I know that i was a bad person
By praying that you brain dead or organ failure
and that you hospitalized, fighting for your life
The thing is, it is easy you know to assume things like that
Because then it won't hurt so much as you were in that state
That is why you cannot answer my call and any of my text
It is easy that way
But unfortunately you were not in that state
You were perfectly fine, enjoying your daily life
Honestly, that's really piss me off
The anger is taking over my emotion
I could feel the rage inside of me
Some powerful bomb that would be explode
Any time soon
You were fucking fine but you can't even give me any respond at all?
What kind of human being are you?
The one that have cold heart or just a heartbreaker?
That stealing heart and never said sorry.
What kind of person are you?
Tell me that you want to marry me just to leave me the next day?
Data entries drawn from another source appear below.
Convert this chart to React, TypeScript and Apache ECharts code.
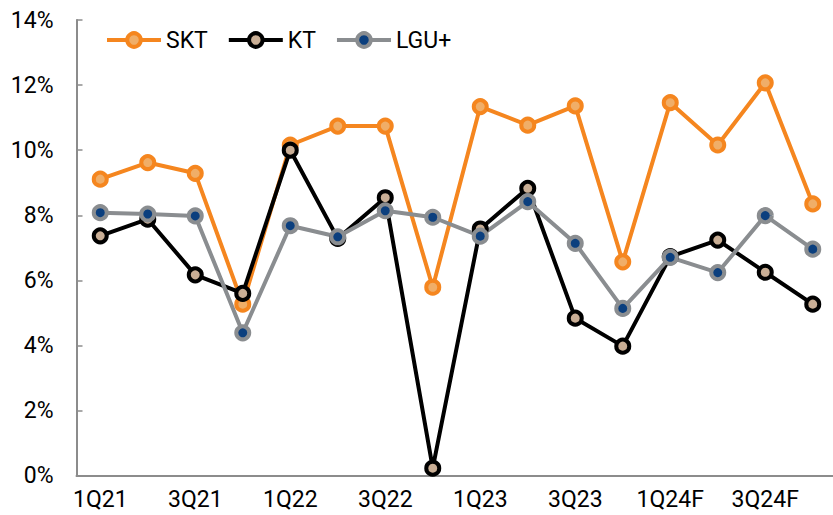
import React, { useEffect, useRef } from "react";
import * as echarts from "echarts";

const categories = ["1Q21","2Q21","3Q21","4Q21","1Q22","2Q22","3Q22","4Q22","1Q23","2Q23","3Q23","4Q23","1Q24F","2Q24F","3Q24F","4Q24F"];
const sktValues = [9.11, 9.62, 9.29, 5.27, 10.16, 10.74, 10.74, 5.79, 11.34, 10.77, 11.36, 6.57, 11.46, 10.16, 12.07, 8.35];
const ktValues = [7.37, 7.88, 6.17, 5.6, 10.0, 7.29, 8.54, 0.23, 7.58, 8.83, 4.84, 3.98, 6.73, 7.24, 6.25, 5.27];
const lguValues = [8.08, 8.04, 7.98, 4.39, 7.68, 7.34, 8.14, 7.94, 7.36, 8.42, 7.14, 5.14, 6.71, 6.24, 7.99, 6.96];
const seriesNames = ["SKT", "KT", "LGU+"];

const FONT = "Roboto";

export default function App() {
  const ref = useRef<HTMLDivElement>(null);
  useEffect(() => {
    if (!ref.current) return;
    const chart = echarts.init(ref.current, null, { renderer: "svg" });
    const mk = (name: string, data: number[], line: string, fill: string, border: string) => ({
      name,
      type: "line",
      data,
      symbol: "circle",
      symbolSize: 13,
      lineStyle: { color: line, width: 4 },
      itemStyle: { color: fill, borderColor: border, borderWidth: 4 },
      emphasis: { disabled: true },
    });
    chart.setOption({
      animation: false,
      textStyle: { fontFamily: FONT },
      grid: { left: 76.5, right: -3.5, top: 20, bottom: 39.3, outerBoundsMode: "none" },
      legend: {
        left: 105,
        top: 28.5,
        padding: 0,
        itemWidth: 54,
        itemHeight: 17,
        itemGap: 19,
        lineStyle: { width: 4 },
        itemStyle: { borderWidth: 4 },
        textStyle: { fontSize: 23, color: "#000", fontFamily: FONT },
        data: seriesNames,
      },
      xAxis: {
        type: "category",
        data: categories,
        boundaryGap: true,
        axisLine: { lineStyle: { color: "#8c8c8c", width: 2 } },
        axisTick: { inside: true, length: 6, interval: 0, lineStyle: { color: "#8c8c8c", width: 1.5 } },
        axisLabel: { interval: 1, fontSize: 23, color: "#000", margin: 12, fontFamily: FONT },
        splitLine: { show: false },
      },
      yAxis: {
        type: "value",
        min: 0,
        max: 14,
        interval: 2,
        axisLine: { show: true, lineStyle: { color: "#8c8c8c", width: 2 } },
        axisTick: { show: true, inside: true, length: 6, lineStyle: { color: "#8c8c8c", width: 1.5 } },
        axisLabel: { formatter: "{value}%", fontSize: 23, color: "#000", margin: 23, fontFamily: FONT },
        splitLine: { show: false },
      },
      series: [
        mk("SKT", sktValues, "#F5861F", "#F0AE68", "#F5861F"),
        mk("KT", ktValues, "#000000", "#C9AE95", "#000000"),
        mk("LGU+", lguValues, "#8A8D90", "#0B3F7E", "#8A8D90"),
      ],
    });
    return () => chart.dispose();
  }, []);
  return (
    <div
      ref={ref}
      style={{ position: "fixed", left: 0, top: 0, width: 833, height: 515, background: "#fff" }}
    />
  );
}
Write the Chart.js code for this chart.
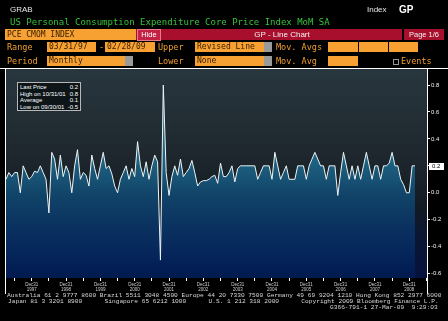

Honestly, i cannot brain this
The things that you did is despicable and unacceptable
You give me false hope and you let me fall
Thinking that this time it would be different
That this time we had a chance to reach the finish line
That this time you will never ignore me like you used to
And everything will fall right into place
But i was wrong
Because you left without saying anything
Even with me begging you to tell me
Begging you so that i can move on and let you go
But all i ever get from you is nothing
And still i wait for you and hoping you come around
But i guess you already make your mind
You never did come back
It felt weird not to cry because i am failing again
I used to cry until there are no tears left to drop anymore
It felt weird because i could feel my heart breaking
But i cant even shed any tear to let everything out
And this bottle up sadness converting to hates that are building up inside of me
This hateful feeling for you since you left
And i do hate you.
I really really hate you
If there were other words that could show how hate i was to you
I would use it and replace it just to show how much i hate you
In fact this time i put all the blames in you
Even though i knew there maybe some fault in me
But i didn't ask for this like i did before
We have been here before
We have been here before
The day i confess my feelings to you is actually for me to move on
I don't want to look back and regret not saying it to you
I just never thought you would said you like me too
A part of me was hope that this is it, we will be alright, meant to be and all those kind of bullshit
But you never said i was your girlfriend and i tried to be okay with it
After all i asked for this right, so i just need to suck it up and face it
Slowly, i could feel i lose myself
There are so many times i wanted to leave and let it go
But the 'what if' keeps popping inside my heart
And you keep on saying, we knew each other too well and too long
The friendship won every fucking time and that is why i stay and hold on
I keep coming back to you and just forget all those hurtful things you ever did
I swallow it up and act i was okay and happy
But He knows that i am not
How could you forget everything so easily?
And act as if i does not exist at all
Like a pro that have been doing it for million of times
I mean, I am struggle here
Maybe because i let myself fall deeply and attach too quickly
That is why i am ruin here, inside and out
I totally am in ruin here
Probably i did shed some tear along the way
And now that we reach the end, the tear just quickly drying
But today seeing suddenly your picture change in whats app
I know that you were alright and you were perfectly fine
You just dont't want me anymore
I wish you can just fucking said it
But you were a coward, always was
I know that i sound angry at the beginning with the swearing and everything
But i felt hurtful with the way you left and i hate you for that
I even blame you for that, mostly
But it is what it is
We cannot force things, I cannot force things
I am tired with everything that involve you and us
And i should stop
Obviously you don't want me anymore
And i guess i should really stop waiting and hoping
Burning this bridge between us
Its over now, so over
I am letting you go
And this would be the last
I won't talk about you in here anymore
But right here, right now
You on my mind after seeing the whatsapp
I know you don't want to talk to me
Probably you won't even read it
Ignoring me is a bliss to you right?